One of the most common reasons given why you have to close the file object in the first case is to free up resources. But there is a second reason why you should always use ‘with’ keyword. After writing to a file object, and before closing it, the whole content from the source file might not appear in the destination file. This is because write uses buffering, and the changes will not be reflected until you run flush() or close() on the file object. Here is the help page for ‘write’ –

write(...)
    write(str) -> None.  Write string str to file.
    
    Note that due to buffering, flush() or close() may be needed before
    the file on disk reflects the data written.

Let me demonstrate this by copying the /var/log/messages file to /tmp/message, the bigger the file, the more likely you will witness the effect of buffering.

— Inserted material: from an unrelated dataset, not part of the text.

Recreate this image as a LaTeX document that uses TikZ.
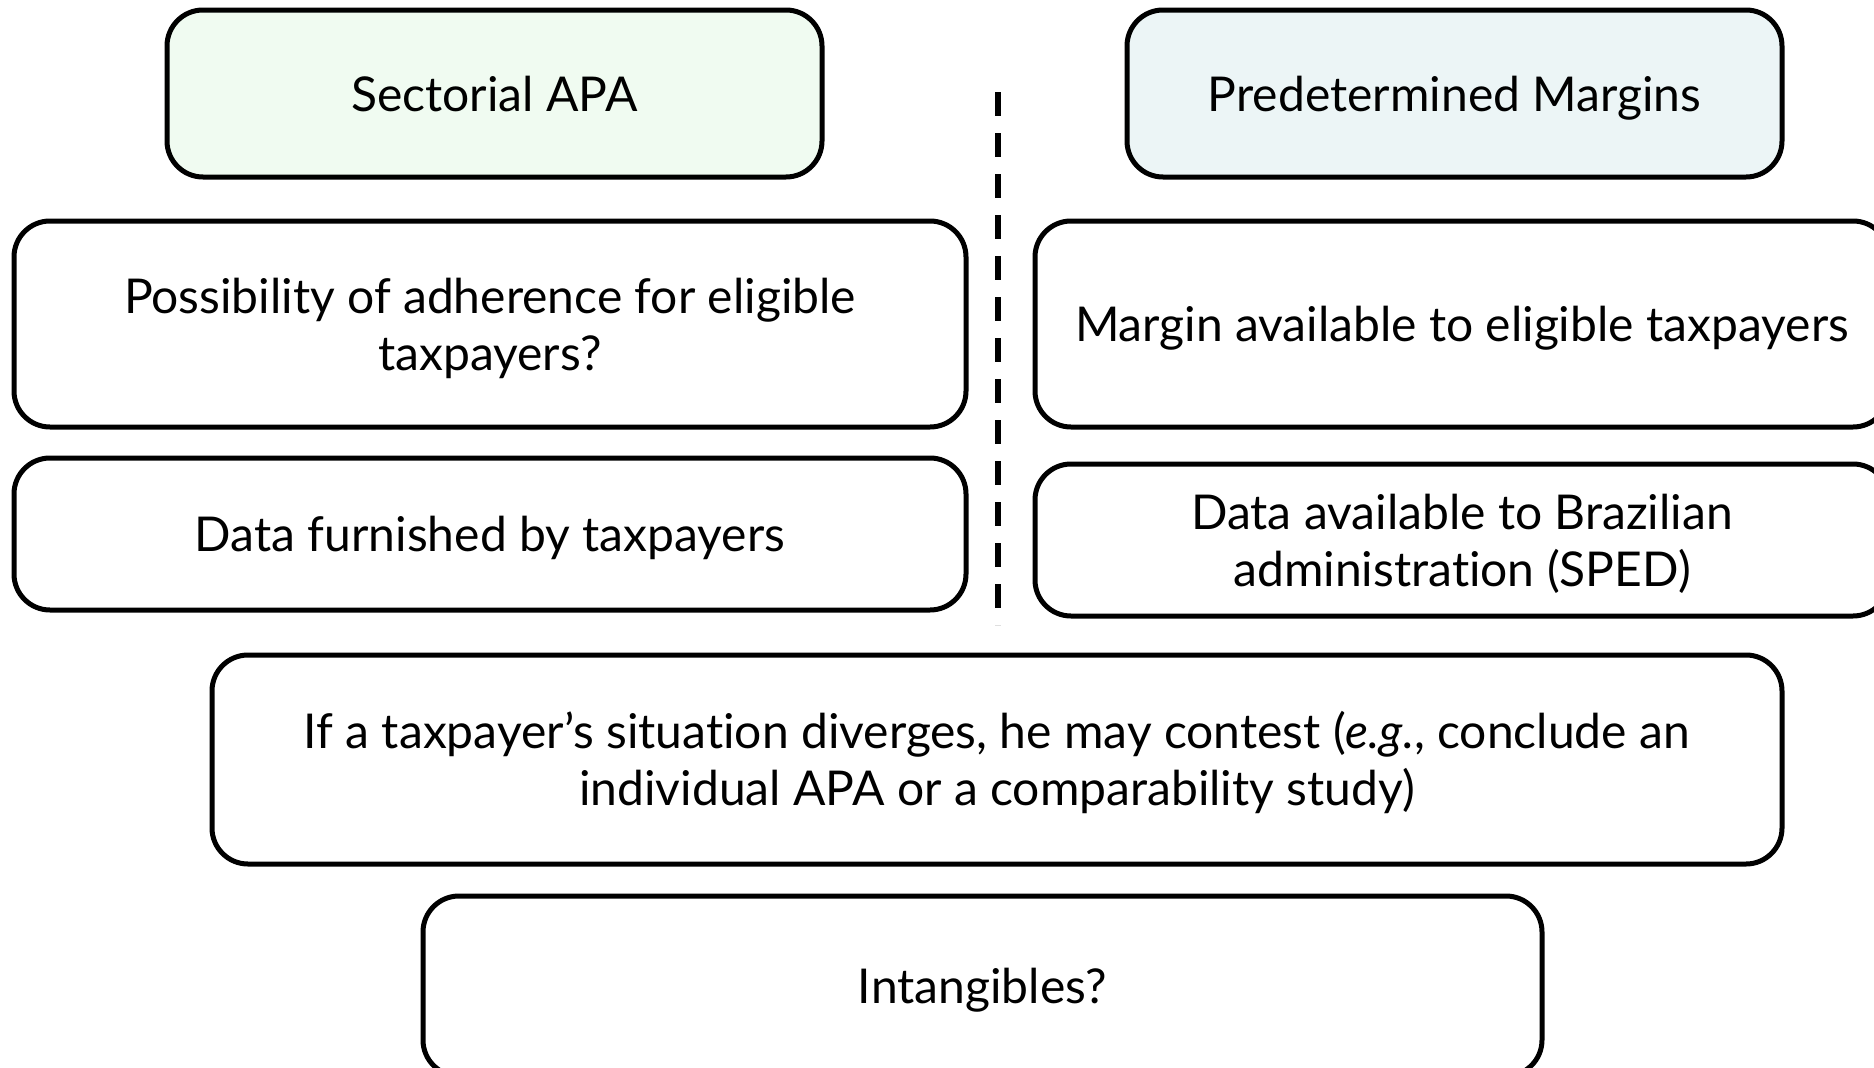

First i will take a copy of /var/log/messages to /var/log/messages.orig, and work with messages.orig as the former will most likely change in size as work along.

[root@kauai ~]# wc -l /var/log/messages.orig 
10544 /var/log/messages.orig

[root@kauai ~]# wc -l /tmp/messages 
10542 /tmp/messages
[root@kauai ~]# tail -1 /tmp/messages 
Nov 16 02:36:02 kauai syslog-ng[1605]: Log statistics; processed='src.internal(s_sys[root@kauai ~]# 

[root@kauai ~]# tail -1 /var/log/messages
Nov 16 02:46:02 kauai syslog-ng[1605]: Log statistics; processed='src.internal(s_sys#2)=1787', stamp='src.internal(s_sys#2)=1416123362', processed='source(s_name_servers)=0', processed='destination(d_mesg)=7693', processed='destination(d_auth)=210', processed='source(s_sys)=12643', processed='global(payload_reallocs)=3568', processed='destination(d_mail)=12', processed='destination(d_kern)=5176', processed='destination(d_mlal)=0', processed='destination(d_ns_filtered)=0', processed='global(msg_clones)=0', processed='destination(d_spol)=0', processed='destination(hosts)=12643', processed='destination(d_boot)=0', processed='global(sdata_updates)=0', processed='center(received)=0', processed='destination(d_cron)=3653', processed='center(queued)=0'

Notice how the destination file /tmp/messages got truncated, it doesn’t even have a newline character at the end.

fp_out.close()
[root@kauai ~]# wc -l /tmp/messages 
10544 /tmp/messages

[root@kauai ~]# tail -1 /var/log/messages
Nov 16 02:56:02 kauai syslog-ng[1605]: Log statistics; processed='src.internal(s_sys#2)=1788', stamp='src.internal(s_sys#2)=1416123962', processed='source(s_name_servers)=0', processed='destination(d_mesg)=7694', processed='destination(d_auth)=211', processed='source(s_sys)=12646', processed='global(payload_reallocs)=3570', processed='destination(d_mail)=12', processed='destination(d_kern)=5176', processed='destination(d_mlal)=0', processed='destination(d_ns_filtered)=0', processed='global(msg_clones)=0', processed='destination(d_spol)=0', processed='destination(hosts)=12646', processed='destination(d_boot)=0', processed='global(sdata_updates)=0', processed='center(received)=0', processed='destination(d_cron)=3654', processed='center(queued)=0'

This problem would not have happened if we had used the ‘with’ keyword, as it automatically does the flush() and close() for us at the end of the block statement –

    with open('/var/log/messages.orig') as fp_in:
    with open('/tmp/messages','w') as fp_out:
        for line in fp_in:
            fp_out.write(line)

[root@kauai ~]# wc -l /var/log/messages.orig 
10544 /var/log/messages.orig
[root@kauai ~]# wc -l /tmp/messages 
10544 /tmp/messages

There you go, both source and destination files synced immediately.